• _What you should do_: Reproduce the data exactly and drop any pictures it holds.

start

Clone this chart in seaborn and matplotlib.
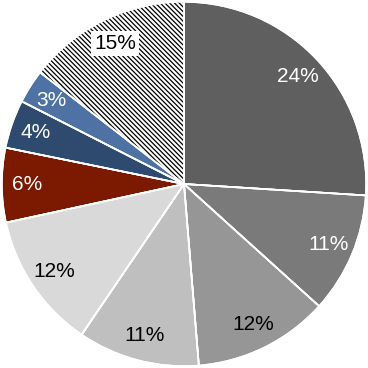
import matplotlib
matplotlib.use("Agg")
import matplotlib.pyplot as plt
import seaborn as sns

# shares measured from the slice angles, labels as printed on the chart
shares = [26.0, 10.7, 12.0, 10.8, 12.1, 6.6, 4.3, 3.0, 14.5]
labels = ["24%", "11%", "12%", "11%", "12%", "6%", "4%", "3%", "15%"]
colors = ["#5f5f5f", "#7a7a7a", "#969696", "#bfbfbf", "#d9d9d9",
          "#7b1a00", "#2f4a6f", "#4f72a5", "#ffffff"]
text_colors = ["white", "white", "black", "black", "black",
               "white", "white", "white", "black"]

sns.set_theme(style="white")
plt.rcParams["font.family"] = ["Liberation Sans", "DejaVu Sans"]
plt.rcParams["hatch.linewidth"] = 0.9

fig = plt.figure(figsize=(3.68, 3.68), dpi=100)
ax = fig.add_axes([0, 0, 1, 1])

wedges, texts = ax.pie(shares, labels=labels, colors=colors, startangle=90,
                       counterclock=False, labeldistance=0.86,
                       wedgeprops=dict(edgecolor="white", linewidth=1.2),
                       textprops=dict(fontsize=15, ha="center", va="center"))

# hatched "other" slice: hatch takes the edge colour, so hide the edge itself
wedges[-1].set_hatch("\\" * 7)
wedges[-1].set_edgecolor("black")
wedges[-1].set_linewidth(0)

# white separators drawn on top
ax.pie(shares, colors=["none"] * len(shares), startangle=90, counterclock=False,
       wedgeprops=dict(edgecolor="white", linewidth=1.2, fill=False))

for t, c in zip(texts, text_colors):
    t.set_color(c)
texts[-1].set_bbox(dict(facecolor="white", edgecolor="none", pad=2))

ax.set_xlim(-1.01, 1.01)
ax.set_ylim(-1.01, 1.01)
ax.set_aspect("equal")
ax.axis("off")

fig.savefig("out.png", dpi=100)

end

• _Reply to the exercise_:
Clone this chart in seaborn and matplotlib.
import matplotlib
matplotlib.use("Agg")
import matplotlib.pyplot as plt
import seaborn as sns

# shares measured from the slice angles, labels as printed on the chart
shares = [26.0, 10.7, 12.0, 10.8, 12.1, 6.6, 4.3, 3.0, 14.5]
labels = ["24%", "11%", "12%", "11%", "12%", "6%", "4%", "3%", "15%"]
colors = ["#5f5f5f", "#7a7a7a", "#969696", "#bfbfbf", "#d9d9d9",
          "#7b1a00", "#2f4a6f", "#4f72a5", "#ffffff"]
text_colors = ["white", "white", "black", "black", "black",
               "white", "white", "white", "black"]

sns.set_theme(style="white")
plt.rcParams["font.family"] = ["Liberation Sans", "DejaVu Sans"]
plt.rcParams["hatch.linewidth"] = 0.9

fig = plt.figure(figsize=(3.68, 3.68), dpi=100)
ax = fig.add_axes([0, 0, 1, 1])

wedges, texts = ax.pie(shares, labels=labels, colors=colors, startangle=90,
                       counterclock=False, labeldistance=0.86,
                       wedgeprops=dict(edgecolor="white", linewidth=1.2),
                       textprops=dict(fontsize=15, ha="center", va="center"))

# hatched "other" slice: hatch takes the edge colour, so hide the edge itself
wedges[-1].set_hatch("\\" * 7)
wedges[-1].set_edgecolor("black")
wedges[-1].set_linewidth(0)

# white separators drawn on top
ax.pie(shares, colors=["none"] * len(shares), startangle=90, counterclock=False,
       wedgeprops=dict(edgecolor="white", linewidth=1.2, fill=False))

for t, c in zip(texts, text_colors):
    t.set_color(c)
texts[-1].set_bbox(dict(facecolor="white", edgecolor="none", pad=2))

ax.set_xlim(-1.01, 1.01)
ax.set_ylim(-1.01, 1.01)
ax.set_aspect("equal")
ax.axis("off")

fig.savefig("out.png", dpi=100)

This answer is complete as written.